FAA Restricts “Revolving Door” For Inspectors


Under a new FAA rule published on Monday, certain aviation safety inspectors who work for the agency must wait two years before they can be offered a job from air carriers and other certificate holders. “The flying public can rest assured that our aviation safety inspectors will remain focused on protecting the flying public without any conflicts of interest,” said Transportation Secretary Ray LaHood. The new rule aims to address concerns raised by Congress and the DOT Inspector General in 2008 about the FAA’s oversight of Southwest Airlines. An analysis by the inspector general’s office found that FAA staffers overseeing Southwest had developed an “overly close relationship” with the airline, the FAA said.

The rule applies to airlines and many other operators, but exempts most general aviation operations under Part 91. One exemption is fractional programs that operate under subpart K of Part 91. The FAA says the rule should minimize any potential public perception that: (1) An ASI could compromise current aviation safety if that individual were to be promised post-FAA employment by an operator over which that individual has direct oversight responsibilities; and (2) a former FAA employee working for an operator could attempt to exert undue influence on current FAA employees with whom that former employee had established close working relationships.
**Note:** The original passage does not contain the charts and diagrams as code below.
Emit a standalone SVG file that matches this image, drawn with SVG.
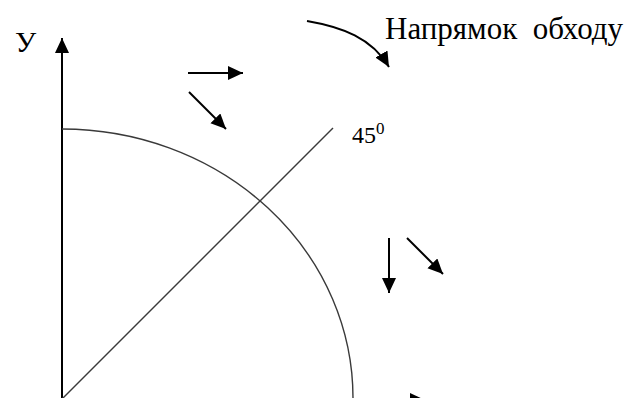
<svg xmlns="http://www.w3.org/2000/svg" width="636" height="398" viewBox="0 0 636 398">
<style>
.t{font-family:"Liberation Serif","Times New Roman",serif;fill:#000;white-space:pre}
.arr{stroke:#000;stroke-width:2;fill:none;marker-end:url(#ah)}
.thin{stroke:#3a3a3a;stroke-width:1.4;fill:none}
</style>
<defs>
<marker id="ah" markerUnits="userSpaceOnUse" markerWidth="16" markerHeight="15" refX="15" refY="7" orient="auto">
<path d="M0,0 L15,7 L0,14 z" fill="#000"/>
</marker>
</defs>
<rect width="636" height="398" fill="#fff"/>
<g id="axis-y">
<line class="arr" x1="62" y1="400" x2="62" y2="38"/>
<text class="t" x="15" y="52" font-size="30">У</text>
</g>
<g id="arc">
<path class="thin" d="M62,129 A291,269 0 0 1 353,398"/>
</g>
<g id="diagonal">
<line class="thin" x1="62" y1="399" x2="333" y2="128"/>
<text class="t" x="352" y="143" font-size="24">45<tspan font-size="17" dy="-9">0</tspan></text>
</g>
<g id="direction">
<path class="arr" d="M307,21 C342,27 372,38 389,67"/>
<text class="t" x="385" y="39" font-size="31">Напрямок  обходу</text>
</g>
<g id="connectors">
<line class="arr" x1="188" y1="73" x2="243" y2="73"/>
<line class="arr" x1="189" y1="92" x2="226" y2="129"/>
<line class="arr" x1="389" y1="238" x2="389" y2="293"/>
<line class="arr" x1="407" y1="238" x2="443" y2="274"/>
<line class="arr" x1="370" y1="400" x2="425" y2="400"/>
</g>
</svg>
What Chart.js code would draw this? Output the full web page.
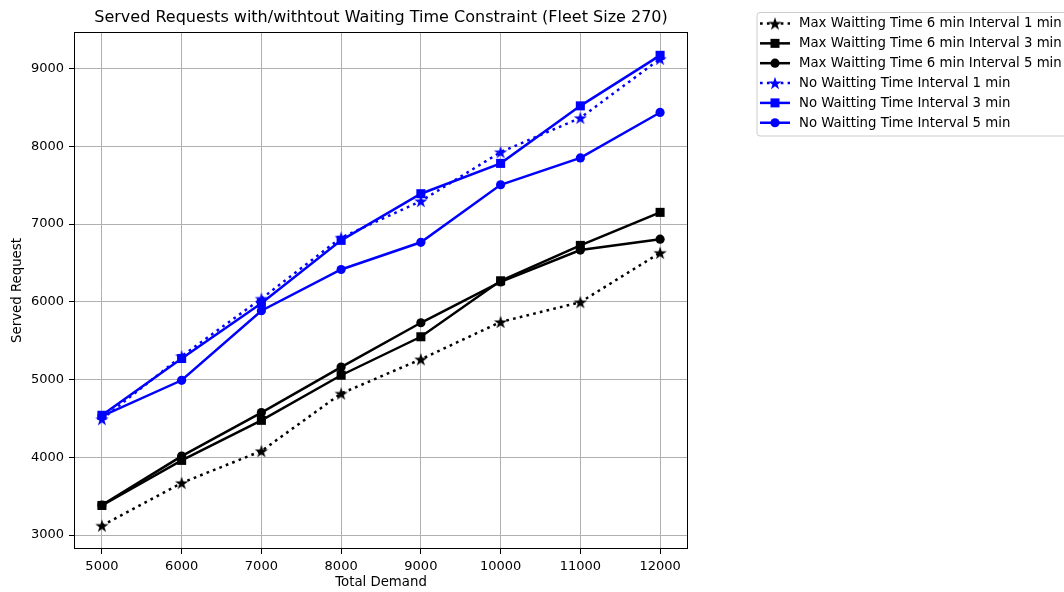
<!DOCTYPE html>
<html>
<head>
<meta charset="utf-8">
<script src="https://cdn.jsdelivr.net/npm/chart.js@4"></script>
<style>
  html, body { margin: 0; padding: 0; background: #fff; }
  #wrap { width: 1064px; height: 592px; position: relative; }
</style>
</head>
<body>
<div id="wrap"><canvas id="c" width="1064" height="592"></canvas></div>
<script>
// Total demand levels (x) and served requests per scenario (y)
const demand = [5000, 6000, 7000, 8000, 9000, 10000, 11000, 12000];
const maxWait1 = [3120, 3670, 4080, 4820, 5260, 5740, 5995, 6630];
const maxWait3 = [3380, 3960, 4475, 5055, 5550, 6270, 6725, 7150];
const maxWait5 = [3385, 4015, 4575, 5160, 5730, 6255, 6665, 6805];
const noWait1 = [4490, 5300, 6040, 6825, 7295, 7925, 8365, 9125];
const noWait3 = [4540, 5270, 5980, 6790, 7390, 7780, 8520, 9170];
const noWait5 = [4530, 4990, 5885, 6415, 6765, 7505, 7850, 8435];

const seriesNames = [
  'Max Waitting Time 6 min Interval 1 min',
  'Max Waitting Time 6 min Interval 3 min',
  'Max Waitting Time 6 min Interval 5 min',
  'No Waitting Time Interval 1 min',
  'No Waitting Time Interval 3 min',
  'No Waitting Time Interval 5 min'
];
const xTicks = [5000, 6000, 7000, 8000, 9000, 10000, 11000, 12000];
const yTicks = [3000, 4000, 5000, 6000, 7000, 8000, 9000];

const FONT = 'DejaVu Sans';
const BLACK = '#000000';
const BLUE = '#0000ff';
const LW = 2.5;

// filled five-point star used as a point marker
function makeStar(color, R) {
  const s = Math.ceil(R * 2 + 2);
  const cv = document.createElement('canvas');
  cv.width = s; cv.height = s;
  const g = cv.getContext('2d');
  const cx = s / 2, cy = s / 2 + R * 0.1;
  const r = R * 0.381966;
  g.beginPath();
  for (let i = 0; i < 10; i++) {
    const rad = i % 2 === 0 ? R : r;
    const a = -Math.PI / 2 + i * Math.PI / 5;
    const px = cx + rad * Math.cos(a), py = cy + rad * Math.sin(a);
    if (i === 0) g.moveTo(px, py); else g.lineTo(px, py);
  }
  g.closePath();
  g.fillStyle = color;
  g.fill();
  return cv;
}
const starK = makeStar(BLACK, 7);
const starB = makeStar(BLUE, 7);

function pts(vals) { return demand.map((d, i) => ({x: d, y: vals[i]})); }

const DOT = [2.7, 4.2];
const styles = [
  {color: BLACK, dash: DOT, marker: starK},
  {color: BLACK, dash: [], marker: 'rect'},
  {color: BLACK, dash: [], marker: 'circle'},
  {color: BLUE, dash: DOT, marker: starB},
  {color: BLUE, dash: [], marker: 'rect'},
  {color: BLUE, dash: [], marker: 'circle'}
];
const values = [maxWait1, maxWait3, maxWait5, noWait1, noWait3, noWait5];

const datasets = values.map((v, i) => {
  const st = styles[i];
  return {
    label: seriesNames[i],
    data: pts(v),
    borderColor: st.color,
    backgroundColor: st.color,
    borderWidth: LW,
    borderDash: st.dash,
    tension: 0,
    pointStyle: st.marker,
    pointRadius: st.marker === 'rect' ? 6.4 : 4.6,
    pointBorderWidth: 0,
    pointBackgroundColor: st.color,
    order: values.length - 1 - i,
    _style: st
  };
});

function drawMarker(ctx, st, x, y) {
  ctx.save();
  ctx.fillStyle = st.color;
  if (st.marker === 'rect') {
    ctx.fillRect(x - 4.5, y - 4.5, 9, 9);
  } else if (st.marker === 'circle') {
    ctx.beginPath(); ctx.arc(x, y, 4.6, 0, Math.PI * 2); ctx.fill();
  } else {
    ctx.drawImage(st.marker, x - st.marker.width / 2, y - st.marker.height / 2);
  }
  ctx.restore();
}

const decor = {
  id: 'decor',
  afterDatasetsDraw(chart) {
    const {ctx, chartArea: a} = chart;
    ctx.save();
    ctx.strokeStyle = '#000';
    ctx.lineWidth = 1;
    ctx.strokeRect(Math.round(a.left) + 0.5, Math.round(a.top) + 0.5,
                   Math.round(a.right - a.left) - 1, Math.round(a.bottom - a.top) - 1);
    ctx.restore();
  },
  afterDraw(chart) {
    const {ctx, chartArea: a} = chart;
    ctx.save();
    // title
    ctx.fillStyle = '#000';
    ctx.font = '16px "' + FONT + '"';
    ctx.textAlign = 'center';
    ctx.textBaseline = 'middle';
    ctx.fillText('Served Requests with/withtout Waiting Time Constraint (Fleet Size 270)',
                 (a.left + a.right) / 2, 17.5);
    // legend
    const bx = 757, by = 12.5, bw = 330, bh = 123.5, rr = 3;
    ctx.beginPath();
    ctx.moveTo(bx + rr, by);
    ctx.lineTo(bx + bw - rr, by);
    ctx.arcTo(bx + bw, by, bx + bw, by + rr, rr);
    ctx.lineTo(bx + bw, by + bh - rr);
    ctx.arcTo(bx + bw, by + bh, bx + bw - rr, by + bh, rr);
    ctx.lineTo(bx + rr, by + bh);
    ctx.arcTo(bx, by + bh, bx, by + bh - rr, rr);
    ctx.lineTo(bx, by + rr);
    ctx.arcTo(bx, by, bx + rr, by, rr);
    ctx.closePath();
    ctx.fillStyle = 'rgba(255,255,255,0.8)';
    ctx.fill();
    ctx.strokeStyle = '#cccccc';
    ctx.lineWidth = 1;
    ctx.stroke();
    ctx.font = '13.3px "' + FONT + '"';
    ctx.textAlign = 'left';
    chart.data.datasets.forEach((ds, i) => {
      const st = ds._style;
      const y = 23.5 + i * 19.85;
      ctx.save();
      ctx.strokeStyle = st.color;
      ctx.lineWidth = LW;
      ctx.setLineDash(st.dash);
      ctx.beginPath();
      ctx.moveTo(760, y); ctx.lineTo(790, y);
      ctx.stroke();
      ctx.restore();
      drawMarker(ctx, st, 775, y);
      ctx.fillStyle = '#000';
      ctx.fillText(ds.label, 799, y + 0.5);
    });
    ctx.restore();
  }
};

new Chart(document.getElementById('c'), {
  type: 'line',
  data: {datasets},
  plugins: [decor],
  options: {
    responsive: false,
    animation: false,
    events: [],
    layout: {padding: {left: 0, top: 32, right: 376, bottom: 0}},
    plugins: {legend: {display: false}, title: {display: false}, tooltip: {enabled: false}},
    scales: {
      x: {
        type: 'linear',
        min: 4650, max: 12350,
        afterBuildTicks: s => { s.ticks = xTicks.map(v => ({value: v})); },
        afterFit: s => { s.height = 43; },
        grid: {color: '#b0b0b0', lineWidth: 1, tickLength: 5, tickColor: '#000', drawTicks: true},
        border: {display: false},
        ticks: {color: '#000', font: {family: FONT, size: 13}, padding: 4.5, maxRotation: 0,
                callback: v => String(v)},
        title: {display: true, text: 'Total Demand', color: '#000',
                font: {family: FONT, size: 13.3}, padding: {top: 0, bottom: 1}}
      },
      y: {
        type: 'linear',
        min: 2820, max: 9470,
        afterBuildTicks: s => { s.ticks = yTicks.map(v => ({value: v})); },
        afterFit: s => { s.width = 74; },
        grid: {color: '#b0b0b0', lineWidth: 1, tickLength: 5, tickColor: '#000', drawTicks: true},
        border: {display: false},
        ticks: {color: '#000', font: {family: FONT, size: 13}, padding: 5,
                callback: v => String(v)},
        title: {display: true, text: 'Served Request', color: '#000',
                font: {family: FONT, size: 13.3}, padding: {top: 10, bottom: 0}}
      }
    }
  }
});
</script>
</body>
</html>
This post-employment prohibition also applies to the more likely case of former ASIs who would become consultants to the operator. “By prohibiting such relationships, the public will have greater confidence in the FAA’s independence from the aviation industry and in the integrity of the FAA inspection system,” the FAA said. “Such benefits from this increased public confidence in the integrity of the FAA inspection process cannot be quantified.”